You may be my only reader, Hannah! I've created a long list of overlapping features of the Socratic dialogue and Roman satire:
*the “serious play” of Socrates and satire
*the “in-between-ness” in a broad sense of Socrates and satire, including “serious play,” tragedy and comedy, beautiful and ugly, superior and abject, inclusive and exclusive
*alternately, the generic and literary “unboundedness” of Platonic dialogue and satire, both of which incorporate and alter other genres and styles, including tragedy and comedy
*the inconclusive, open-ended nature of “early” Platonic dialogue and satire
*the atemporal or retrospective setting of the Socratic dialogue and Roman satire, particularly Juvenal
*the inefficacy of Socrates and satire
*the lack of any prescriptive moral program from Socrates and satire
*tension between abjection and superiority of Socrates / the satirist
*plain language, non-“poetic” or rhetorical, exempla from “everyday life”

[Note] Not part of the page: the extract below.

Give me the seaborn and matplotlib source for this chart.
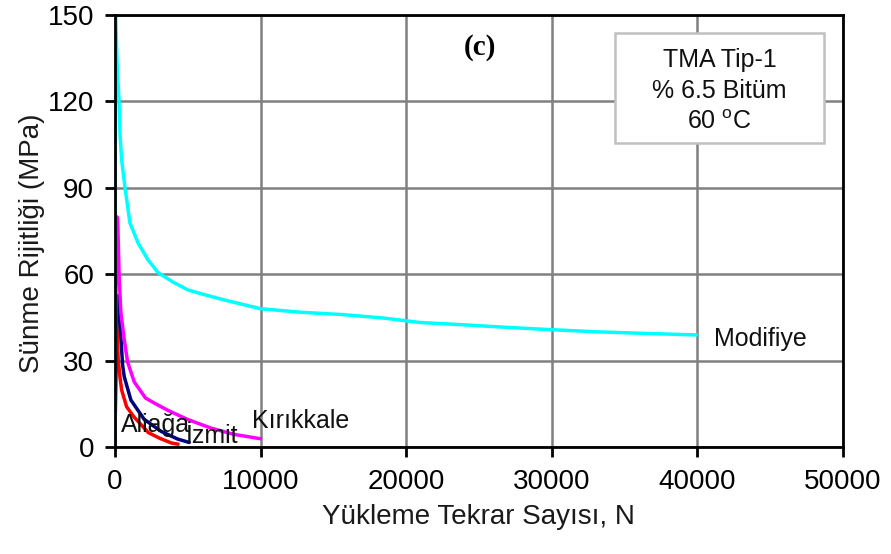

*the ambiguous use of characterization and personae
*tension between the public person and the private person, the inner person and outer person, between public morality and private goodness...and the list goes on.
But I am completely lost when it comes to the way to organize this study. By Roman author? By overlapping feature? No idea.
And Roman satire does not quote or allude to Socrates very much, so it's not a matter of comparing one passage to another, but of arguing how literature "works" or what the "effect" of a passage or poem is.
I promise, if I could see how to structure this, it would have been done years ago!
Thanks so much for your kind words. And thank you for reading and responding. I appreciate you.